I have a rendezvous with Death
On some scarred slope of battered hill,
When Spring comes round again this year
And the first meadow-flowers appear.
On some scarred slope of battered hill,
When Spring comes round again this year
And the first meadow-flowers appear.
--from "I have a rendezvous with Death," by Alan Seeger, 1888-1916
While we appreciate the everlastingly-popular "In Flanders Fields," the Squirrelings are a bit tired of it...so they were interested to read Alan Seeger's poem, which appears just before John McCrae's in our copy of One Hundred and One Famous Poems. Which is inscribed "To Mother, with love from Jack, Margy and Sally, Mother's Day 1946."
Which, for a mother in 1946, might have been extra meaningful...since many Jacks (and Margys and Sallys) would no longer have been there to write that. I don't know who Jack was, whether he was old enough then to have been in the war or not. I assume he was one of our relatives. Maybe I'll ask Grandpa Squirrel about it.
9 What has been will be again,
what has been done will be done again;
there is nothing new under the sun.
10 Is there anything of which one can say,
"Look!

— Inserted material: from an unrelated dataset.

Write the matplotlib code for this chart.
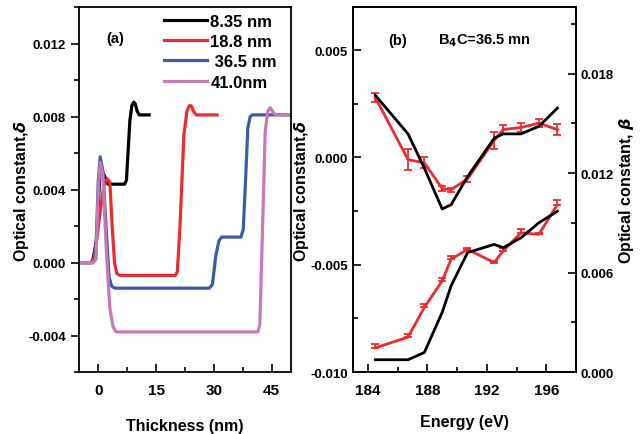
import numpy as np
import matplotlib.pyplot as plt
from matplotlib.ticker import MultipleLocator

plt.rcParams['font.family'] = ['Liberation Sans', 'DejaVu Sans']
plt.rcParams['font.weight'] = 'bold'
plt.rcParams['axes.labelweight'] = 'bold'

# panel (a): depth profiles of delta
x_835 = [-5, -1.5, -0.5, 0.5, 1.5, 2.5, 6.8, 7.3, 7.7, 8.2, 8.7, 9.2, 9.6, 10.1, 10.6, 11.2, 13.2]
d_835 = [0, 0, 0.0012, 0.0052, 0.0048, 0.0043, 0.0043, 0.0045, 0.0060, 0.0078, 0.0086, 0.0088, 0.0087, 0.0083, 0.0081, 0.0081, 0.0081]
x_188 = [-5, -2.0, -1.0, 0.5, 1.5, 2.3, 3.0, 3.6, 4.2, 4.8, 5.6, 20.0, 20.5, 21.2, 22.2, 23.0, 23.6, 24.1, 24.7, 25.4, 26.2, 30.8]
d_188 = [0, 0, 0.0003, 0.0028, 0.0043, 0.0046, 0.0044, 0.0020, 0.0000, -0.0006, -0.0007, -0.0007, -0.0005, 0.0020, 0.0070, 0.0083, 0.0086, 0.0086, 0.0083, 0.0081, 0.0081, 0.0081]
x_365 = [-5, -1.5, -0.7, 0.0, 0.5, 1.2, 2.0, 2.8, 3.5, 4.3, 28.8, 29.6, 30.5, 31.3, 32.0, 37.0, 37.6, 38.2, 38.8, 39.4, 40.0, 50]
d_365 = [0, 0, 0.0002, 0.0045, 0.0058, 0.0050, 0.0020, -0.0008, -0.0013, -0.0014, -0.0014, -0.0012, 0.0004, 0.0012, 0.0014, 0.0014, 0.0018, 0.0045, 0.0074, 0.0080, 0.0081, 0.0081]
x_410 = [-5, -1.3, -0.6, 0.0, 0.5, 1.2, 2.0, 3.0, 3.8, 4.6, 5.4, 41.4, 41.9, 42.5, 43.3, 44.0, 44.6, 45.2, 45.9, 46.8, 50]
d_410 = [0, 0, 0.0002, 0.0040, 0.0055, 0.0048, 0.0010, -0.0025, -0.0035, -0.0038, -0.0038, -0.0038, -0.0034, 0.0010, 0.0072, 0.0083, 0.0085, 0.0083, 0.0081, 0.0081, 0.0081]

# panel (b): optical constants vs energy
energy = [184.5, 186.7, 187.8, 189.0, 189.6, 190.7, 192.5, 193.1, 194.3, 195.5, 196.75]
delta_calc = [0.0029, 0.0011, -0.0005, -0.0024, -0.0022, -0.0009, 0.0009, 0.0011, 0.0011, 0.00145, 0.0023]
delta_meas = [0.0028, -0.0001, -0.00025, -0.00145, -0.0015, -0.0010, 0.0008, 0.0013, 0.0014, 0.0016, 0.0013]
delta_err = [0.0002, 0.0005, 0.00025, 0.0001, 0.0001, 0.00015, 0.0004, 0.0002, 0.0002, 0.0002, 0.00025]
beta_calc = [0.00074, 0.00074, 0.00118, 0.0036, 0.0052, 0.0072, 0.0077, 0.0075, 0.0081, 0.0090, 0.0097]
beta_meas = [0.00146, 0.0021, 0.0039, 0.0055, 0.0068, 0.0074, 0.0066, 0.0073, 0.0084, 0.0083, 0.0101]
beta_err = [0.0002, 0.0002, 0.0002, 0.0002, 0.0002, 0.0001, 0.0001, 0.0002, 0.0002, 0.0001, 0.0003]

fig = plt.figure(figsize=(6.43, 4.35), dpi=100)
ax1 = fig.add_axes([0.1229, 0.1425, 0.3297, 0.8384])
ax2 = fig.add_axes([0.549, 0.1425, 0.3468, 0.8384])
ax3 = ax2.twinx()

lw = 2.3
ax1.plot(x_835, d_835, color='black', lw=lw, label='8.35 nm')
ax1.plot(x_188, d_188, color='#ee2a2f', lw=lw, label='18.8 nm')
ax1.plot(x_365, d_365, color='#3a5aaa', lw=lw, label=' 36.5 nm')
ax1.plot(x_410, d_410, color='#c679b9', lw=lw, label='41.0nm')
ax1.set_xlim(-5, 50)
ax1.set_ylim(-0.006, 0.014)
ax1.xaxis.set_major_locator(MultipleLocator(15))
ax1.xaxis.set_minor_locator(MultipleLocator(7.5))
ax1.yaxis.set_major_locator(MultipleLocator(0.004))
ax1.yaxis.set_minor_locator(MultipleLocator(0.002))
ax1.yaxis.set_major_formatter(plt.FormatStrFormatter('%.3f'))
ax1.tick_params(axis='x', which='both', direction='in', top=False)
ax1.tick_params(axis='y', which='both', direction='out', right=False)
ax1.tick_params(which='major', length=6, width=1.2, labelsize=9.5)
ax1.tick_params(which='minor', length=3.5, width=1.2)
ax1.tick_params(axis='x', labelsize=11, pad=8)
ax1.set_xlabel('Thickness (nm)', fontsize=11.5, labelpad=15)
ax1.set_ylabel('Optical constant,$\\delta$', fontsize=11.5, labelpad=-2)
ax1.text(0.13, 0.905, '(a)', transform=ax1.transAxes, fontsize=10.5, fontweight='bold')
ax1.legend(loc='upper left', bbox_to_anchor=(0.345, 1.015), frameon=False, fontsize=12,
           handlelength=2.6, handletextpad=0.2, labelspacing=0.32, borderpad=0.2)

red = '#ee2a2f'
ax2.plot(energy, delta_calc, color='black', lw=2.0, zorder=3)
ax2.errorbar(energy, delta_meas, yerr=delta_err, color=red, lw=2.0, elinewidth=1.3, capsize=3, capthick=1.3)
ax3.plot(energy, beta_calc, color='black', lw=2.0, zorder=3)
ax3.errorbar(energy, beta_meas, yerr=[[0] * len(beta_err), beta_err], color=red, lw=2.0, elinewidth=1.3, capsize=3, capthick=1.3)

ax2.set_xlim(183, 198)
ax2.set_ylim(-0.010, 0.007)
ax3.set_ylim(0, 0.022)
ax2.xaxis.set_major_locator(MultipleLocator(4))
ax2.xaxis.set_minor_locator(MultipleLocator(2))
ax2.yaxis.set_major_locator(MultipleLocator(0.005))
ax2.yaxis.set_minor_locator(MultipleLocator(0.0025))
ax2.yaxis.set_major_formatter(plt.FormatStrFormatter('%.3f'))
ax3.yaxis.set_major_locator(MultipleLocator(0.006))
ax3.yaxis.set_minor_locator(MultipleLocator(0.003))
ax3.yaxis.set_major_formatter(plt.FormatStrFormatter('%.3f'))
ax2.tick_params(which='both', direction='in', top=False, right=False)
ax3.tick_params(which='both', direction='in')
for a in (ax2, ax3):
    a.tick_params(which='major', length=6, width=1.2, labelsize=9.5)
    a.tick_params(which='minor', length=3.5, width=1.2)
ax2.tick_params(axis='x', labelsize=11, pad=8)
ax2.set_xlabel('Energy (eV)', fontsize=11.5, labelpad=12)
ax2.set_ylabel('Optical constant,$\\delta$', fontsize=11.5, labelpad=0)
ax3.set_ylabel('Optical constant, $\\beta$', fontsize=11.5, labelpad=2)
ax2.text(0.16, 0.9, '(b)', transform=ax2.transAxes, fontsize=10.5, fontweight='bold')
ax2.text(0.38, 0.9, 'B$_\\mathbf{4}$C=36.5 mn', transform=ax2.transAxes, fontsize=10.5, fontweight='bold')

for a in (ax1, ax2, ax3):
    for s in a.spines.values():
        s.set_linewidth(1.3)

fig.savefig('out.png', dpi=100)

This is something new"?
It was here already, long ago;
it was here before our time.
11 There is no remembrance of men of old,
and even those who are yet to come
will not be remembered
by those who follow.--Ecclesiastes 1:9-11, NIV
We do remember the Alans who kept the rendezvous, and the Jacks who (perhaps) served and returned home.
We also remember the 133 Canadian soldiers who have died in the past seven years.
And those who have served and returned.